Он стоял с поднятым воротником шинели. Лицо у него было иззябшее, старческое, с красными прожилками. И Таня подумала, что ему еще больше лет, чем ей показалось вначале. Даже странно было видеть на фронте такого старого человека.
– А по-моему, нет там никакой заразы, – сказал батальонный комиссар, когда они вошли в барак. – Вошь есть, а заразы нет. Просто она по теплому ползает, спасается. Снаружи в землянку зайдешь – вроде бы тепло, на деле – ниже нуля. И это, считай, уже третий месяц… Видели, мертвых-то пораздевали – все или на себя, или на топливо. Мертвым не нужно, а живым нужно. Я около одного присел там, говорю: больно вшей у вас много. А он говорит: «Не бойся, доктор, тут у нас заразы нет, вымерзла вся зараза. Теперь у нас тут одна болезнь – смерть. А других болезней уже нету». Вот как человек сказал про свою жизнь…

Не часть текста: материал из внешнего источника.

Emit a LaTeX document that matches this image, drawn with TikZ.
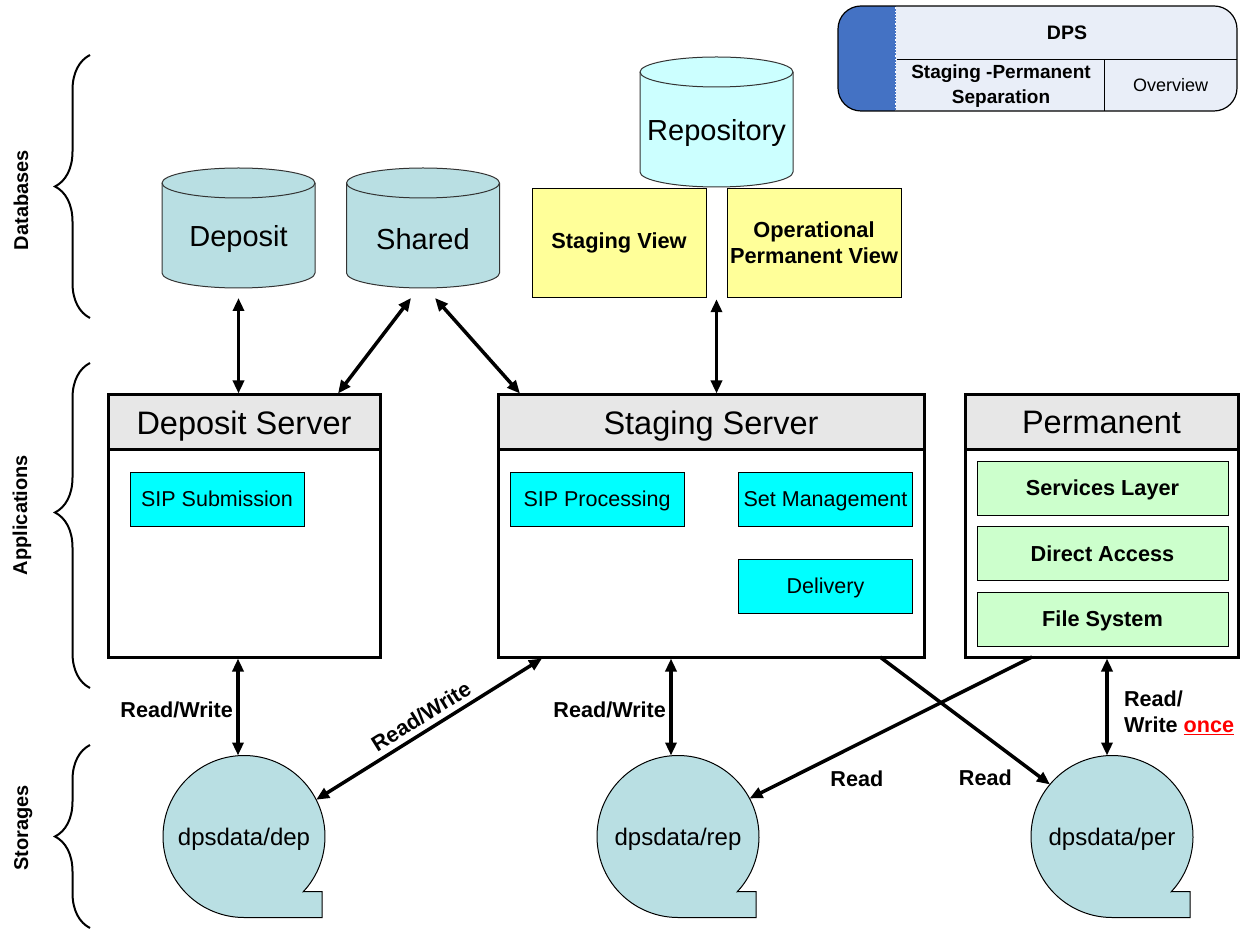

Он прошелся по бараку, хлопая себя то по груди, то по спине, никак не мог согреться.
– Раз с десятого не ели, значит, как мы наступление начали, так они пленных кормить перестали. А до этого как кормили? Как кормили? – крикнул он Тане, словно она могла ответить на это.
Таня содрогнулась и подумала: «Неужели ничего невозможно было сделать с этим раньше?» Ее потрясла мысль, что, в то время как она ехала в Ташкент и была в Ташкенте и вместе со всеми радовалась, что на немцев началось наступление и что они в кольце, в это время там, внутри этого кольца, оказывается, были наши люди! Они там, внутри, оставались еще во власти немцев. А мы целых две недели, до сегодняшнего дня, ничем не могли им помочь. Да что же это такое делается!
– Неужели мы ничего не знали про этот лагерь? – воскликнула она, пораженная собственной мыслью.
– Откуда же было знать. А кабы знали – кому от этого легче?
– Ну как же, – сказала Таня, – может быть, тогда что-то сделали! Хоть на несколько дней раньше освободили!
Батальонный комиссар пожал плечами.
– Навряд ли. Тут война идет – сила на силу! Хочешь, а не можешь! Бывает, одного раненого с ничейной тащим, сколько голов сложим, а не спасем. А тут…
Он махнул рукой. Потом спросил:
– На войне с начала?
– С начала.
– И я с начала… Был и санитаром, пока звания не дали, и комиссаром медсанбата…
– А кем вы до войны были? – спросила Таня, поняв из его слов, что раз он начал войну солдатом, то, значит, не был раньше военным.
– Кем до войны был? – как-то нехотя, словно не желая вспоминать, сказал он. – Много кем я был. На войну пошел с ополчением. Перед нею четыре года на пенсии был, по болезни. А до этого, – он снова как-то нехотя остановился, – на Бамлаге служил, на строительстве, в КВЧ… Есть там в лагерях такая КВЧ – культурно-воспитательная часть! А еще раньше в трудкоммунах работал, Макаренко Антона Семеновича, между прочим, знал, – вздохнул он и замолчал.